Attorneys for the oil and gas industry in Pennsylvania are asking U.S. District Judge Sean McLaughlin to find the U.S. Forest Service (USFS) in contempt for refusing to follow his 2009 order to process oil and gas development proposals in the Allegheny National Forest.

In papers filed July 15 in U.S. District Court for the Western District of Pennsylvania, lawyers for the plaintiffs — the Pennsylvania Independent Oil and Gas Association (PIOGA), the Minard Run Oil Co. (MROC), the Allegheny Forest Alliance and Warren County, PA — accuse the USFS of violating a 1980 federal ruling on surface landowner rights, as well McLaughlin’s own order from Dec. 15, 2009.
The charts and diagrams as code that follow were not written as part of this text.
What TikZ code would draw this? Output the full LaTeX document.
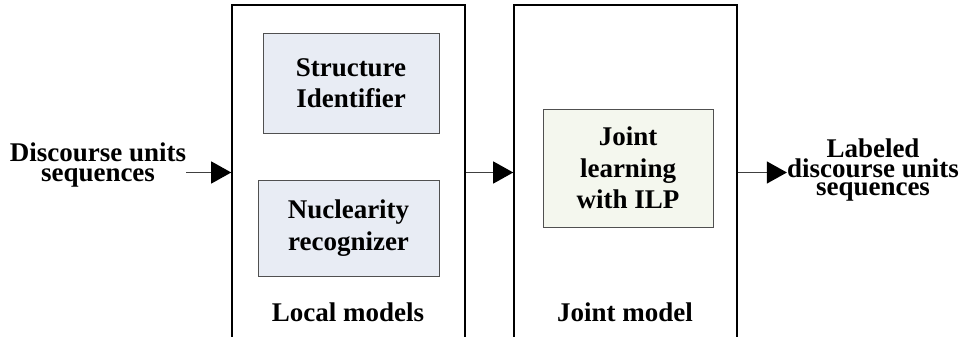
\documentclass[tikz,border=0pt]{standalone}
\usepackage{fontspec}
\setmainfont{Liberation Serif}
\usepackage{xcolor}
\definecolor{gray-700}{RGB}{64,64,64}
\definecolor{gray-600}{RGB}{80,80,80}
\definecolor{blue-100}{RGB}{232,236,244}
\definecolor{green-50}{RGB}{244,247,238}
\usepackage{tikz}
\usetikzlibrary{arrows.meta,positioning}

\begin{document}
\begin{tikzpicture}[
    stage box/.style={
        draw=black,
        line width=1.1pt,
        fill=white,
        minimum width=#1,
        minimum height=8.375cm,
        inner sep=0pt
    },
    model box/.style={
        draw=gray-600,
        line width=0.7pt,
        fill=blue-100,
        font=\fontsize{19.2}{22.4}\selectfont\bfseries,
        align=center
    },
    stage label/.style={
        font=\fontsize{19.2}{22.4}\selectfont\bfseries,
        inner sep=0pt
    },
    io text/.style={
        font=\fontsize{19.2}{#1}\selectfont\bfseries,
        align=center,
        inner sep=0pt
    },
    arrow/.style={-{Triangle[length=0.5cm,width=0.55cm,black]}, gray-700, line width=0.8pt}
]
\useasboundingbox (0,0) rectangle (24.075,8.4);

% === STAGE BOXES ===
\node[stage box=5.825cm] (local) at (8.7125,4.0875) {};
\node[stage box=5.575cm] (joint) at (15.6375,4.0875) {};

% === LOCAL MODELS ===
\node[model box, minimum width=4.4cm, minimum height=2.5cm] (struct) at (8.775,6.325) {
    Structure\\Identifier
};
\node[model box, minimum width=4.525cm, minimum height=2.4cm] (nucl) at (8.7125,2.7) {
    Nuclearity\\recognizer
};
\node[stage label] (locallabel) at (8.7,0.6) {Local models};

% === JOINT MODEL ===
\node[model box, fill=green-50, minimum width=4.25cm, minimum height=2.95cm] (ilp) at (15.7,4.2) {
    Joint\\learning\\with ILP
};
\node[stage label] (jointlabel) at (15.625,0.6) {Joint model};

% === INPUT / OUTPUT ===
\node[io text=14.2] (input) at (2.45,4.275) {
    Discourse units\\sequences
};
\node[io text=12.4] (output) at (21.825,4.15) {
    Labeled\\discourse units\\sequences
};

% === ARROWS ===
\draw[arrow] (input.east |- local.west) -- (local.west);
\draw[arrow] (local.east) -- (joint.west);
\draw[arrow] (joint.east) -- (joint.east -| output.west);

\end{tikzpicture}
\end{document}
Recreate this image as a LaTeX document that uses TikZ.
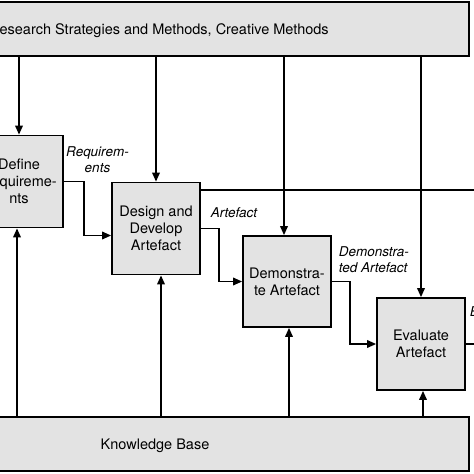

At issue are efforts by a PIOGA member — SWEPI LP, a Shell Oil Co. affiliate — to use groundwater and surface water from the Allegheny National Forest for hydraulic fracturing (fracking) at three natural gas wells. SWEPI completed drilling two of the wells in March at a cost of $7 million.

According to the complaint, officials from SWEPI and the USFS met in March and April to discuss the company’s proposal to drill a groundwater well, in accordance with the 1980 ruling’s requirement for a 60-day consultation period. SWEPI said the company would save $1.5-2 million per well instead of transporting water in by truck.

But in a June 6 letter forest supervisor Leanne Marten said the company did not have the right to withdraw groundwater from the park, saying, “The United States alone has the right to use groundwater located under these National Forest System lands.” The USFS then appears to have unilaterally issued a ban on using national forest water for fracking.

McLauglin had ruled in 2009 that the USFS could not require a review of oil and gas companies’ activities in the Allegheny National Forest under the National Environmental Policy Act (NEPA), nor could the USFS implement a forestwide drilling ban there (see NGI, Dec. 22, 2009).

Fred Fesenmyer, CEO of Bradford, PA-based MROC, told NGI that the USFS has appealed McLaughlin’s ruling and that his company and the other plaintiffs were still awaiting a ruling by the Third Circuit Court of Appeals in the case, also known as Minard Run Oil Company v. United States Forest Service et al.

“This is a very bad turn of events for the industry, and it doesn’t put the forest service in a very good light either,” Fesenmyer said last Wednesday. “The forest service is coming up with ways to slow the producers down, and now they have come up with this idea that the forest owns the water underneath the surface.”

Other defendants in the case include the Sierra Club, the Allegheny Defense Project and Forest Service Employees for Environmental Ethics. Those groups had filed their own lawsuit against the USFS in November 2008, accusing the agency of failing to comply with NEPA (see NGI, June 15, 2009).